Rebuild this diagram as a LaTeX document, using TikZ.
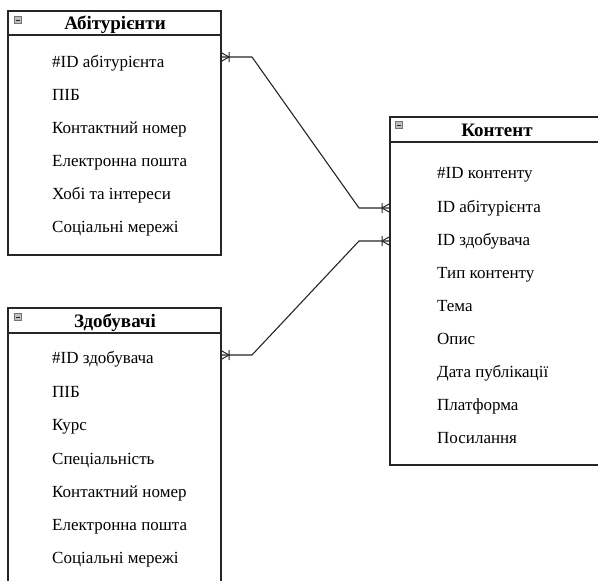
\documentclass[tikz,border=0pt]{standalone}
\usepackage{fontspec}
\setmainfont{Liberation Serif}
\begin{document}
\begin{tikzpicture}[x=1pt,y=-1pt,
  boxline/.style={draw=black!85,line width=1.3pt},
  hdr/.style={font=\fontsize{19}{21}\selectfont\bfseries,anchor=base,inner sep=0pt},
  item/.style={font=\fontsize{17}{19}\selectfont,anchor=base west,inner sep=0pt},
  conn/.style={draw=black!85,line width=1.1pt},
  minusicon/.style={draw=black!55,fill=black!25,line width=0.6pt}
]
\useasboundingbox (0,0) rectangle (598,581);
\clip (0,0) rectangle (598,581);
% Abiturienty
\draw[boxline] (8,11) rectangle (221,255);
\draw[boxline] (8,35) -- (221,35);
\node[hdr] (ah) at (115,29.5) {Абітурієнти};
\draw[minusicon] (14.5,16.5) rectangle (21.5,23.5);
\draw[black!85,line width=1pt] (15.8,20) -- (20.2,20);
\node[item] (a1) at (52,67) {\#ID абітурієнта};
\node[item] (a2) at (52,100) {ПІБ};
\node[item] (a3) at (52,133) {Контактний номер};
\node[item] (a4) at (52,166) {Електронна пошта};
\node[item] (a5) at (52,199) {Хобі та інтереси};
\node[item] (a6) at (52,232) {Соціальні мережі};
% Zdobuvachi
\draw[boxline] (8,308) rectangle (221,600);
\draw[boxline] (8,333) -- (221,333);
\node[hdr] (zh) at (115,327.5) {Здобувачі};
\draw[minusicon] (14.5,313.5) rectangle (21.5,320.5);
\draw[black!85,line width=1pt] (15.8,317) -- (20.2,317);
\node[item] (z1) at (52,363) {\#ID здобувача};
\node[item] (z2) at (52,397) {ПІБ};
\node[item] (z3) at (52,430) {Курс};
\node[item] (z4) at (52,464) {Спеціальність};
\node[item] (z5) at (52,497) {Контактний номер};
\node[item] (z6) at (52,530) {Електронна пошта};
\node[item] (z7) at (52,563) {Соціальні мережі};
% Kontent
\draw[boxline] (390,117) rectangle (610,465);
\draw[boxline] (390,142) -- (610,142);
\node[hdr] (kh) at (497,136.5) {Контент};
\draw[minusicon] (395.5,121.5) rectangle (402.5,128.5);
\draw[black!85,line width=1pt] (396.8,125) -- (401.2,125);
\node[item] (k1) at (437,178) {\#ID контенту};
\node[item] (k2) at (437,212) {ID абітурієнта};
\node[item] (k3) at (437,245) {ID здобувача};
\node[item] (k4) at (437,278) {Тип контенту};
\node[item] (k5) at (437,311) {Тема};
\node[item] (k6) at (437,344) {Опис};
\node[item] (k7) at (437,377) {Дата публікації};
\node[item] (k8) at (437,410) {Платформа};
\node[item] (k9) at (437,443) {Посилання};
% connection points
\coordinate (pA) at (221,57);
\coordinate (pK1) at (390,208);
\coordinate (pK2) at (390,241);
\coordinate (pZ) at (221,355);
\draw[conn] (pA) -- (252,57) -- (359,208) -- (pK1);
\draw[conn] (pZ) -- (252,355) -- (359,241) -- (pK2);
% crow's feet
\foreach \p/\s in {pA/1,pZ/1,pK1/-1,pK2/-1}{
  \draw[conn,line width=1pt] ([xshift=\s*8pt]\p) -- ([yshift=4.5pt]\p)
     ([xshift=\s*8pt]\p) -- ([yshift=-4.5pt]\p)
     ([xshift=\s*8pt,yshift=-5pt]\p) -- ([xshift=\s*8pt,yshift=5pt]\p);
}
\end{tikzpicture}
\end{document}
◆ ◆ ◆
What is expected: Without including any picture, repeat the data exactly.

Final result:
Rebuild this diagram as a LaTeX document, using TikZ.
\documentclass[tikz,border=0pt]{standalone}
\usepackage{fontspec}
\setmainfont{Liberation Serif}
\begin{document}
\begin{tikzpicture}[x=1pt,y=-1pt,
  boxline/.style={draw=black!85,line width=1.3pt},
  hdr/.style={font=\fontsize{19}{21}\selectfont\bfseries,anchor=base,inner sep=0pt},
  item/.style={font=\fontsize{17}{19}\selectfont,anchor=base west,inner sep=0pt},
  conn/.style={draw=black!85,line width=1.1pt},
  minusicon/.style={draw=black!55,fill=black!25,line width=0.6pt}
]
\useasboundingbox (0,0) rectangle (598,581);
\clip (0,0) rectangle (598,581);
% Abiturienty
\draw[boxline] (8,11) rectangle (221,255);
\draw[boxline] (8,35) -- (221,35);
\node[hdr] (ah) at (115,29.5) {Абітурієнти};
\draw[minusicon] (14.5,16.5) rectangle (21.5,23.5);
\draw[black!85,line width=1pt] (15.8,20) -- (20.2,20);
\node[item] (a1) at (52,67) {\#ID абітурієнта};
\node[item] (a2) at (52,100) {ПІБ};
\node[item] (a3) at (52,133) {Контактний номер};
\node[item] (a4) at (52,166) {Електронна пошта};
\node[item] (a5) at (52,199) {Хобі та інтереси};
\node[item] (a6) at (52,232) {Соціальні мережі};
% Zdobuvachi
\draw[boxline] (8,308) rectangle (221,600);
\draw[boxline] (8,333) -- (221,333);
\node[hdr] (zh) at (115,327.5) {Здобувачі};
\draw[minusicon] (14.5,313.5) rectangle (21.5,320.5);
\draw[black!85,line width=1pt] (15.8,317) -- (20.2,317);
\node[item] (z1) at (52,363) {\#ID здобувача};
\node[item] (z2) at (52,397) {ПІБ};
\node[item] (z3) at (52,430) {Курс};
\node[item] (z4) at (52,464) {Спеціальність};
\node[item] (z5) at (52,497) {Контактний номер};
\node[item] (z6) at (52,530) {Електронна пошта};
\node[item] (z7) at (52,563) {Соціальні мережі};
% Kontent
\draw[boxline] (390,117) rectangle (610,465);
\draw[boxline] (390,142) -- (610,142);
\node[hdr] (kh) at (497,136.5) {Контент};
\draw[minusicon] (395.5,121.5) rectangle (402.5,128.5);
\draw[black!85,line width=1pt] (396.8,125) -- (401.2,125);
\node[item] (k1) at (437,178) {\#ID контенту};
\node[item] (k2) at (437,212) {ID абітурієнта};
\node[item] (k3) at (437,245) {ID здобувача};
\node[item] (k4) at (437,278) {Тип контенту};
\node[item] (k5) at (437,311) {Тема};
\node[item] (k6) at (437,344) {Опис};
\node[item] (k7) at (437,377) {Дата публікації};
\node[item] (k8) at (437,410) {Платформа};
\node[item] (k9) at (437,443) {Посилання};
% connection points
\coordinate (pA) at (221,57);
\coordinate (pK1) at (390,208);
\coordinate (pK2) at (390,241);
\coordinate (pZ) at (221,355);
\draw[conn] (pA) -- (252,57) -- (359,208) -- (pK1);
\draw[conn] (pZ) -- (252,355) -- (359,241) -- (pK2);
% crow's feet
\foreach \p/\s in {pA/1,pZ/1,pK1/-1,pK2/-1}{
  \draw[conn,line width=1pt] ([xshift=\s*8pt]\p) -- ([yshift=4.5pt]\p)
     ([xshift=\s*8pt]\p) -- ([yshift=-4.5pt]\p)
     ([xshift=\s*8pt,yshift=-5pt]\p) -- ([xshift=\s*8pt,yshift=5pt]\p);
}
\end{tikzpicture}
\end{document}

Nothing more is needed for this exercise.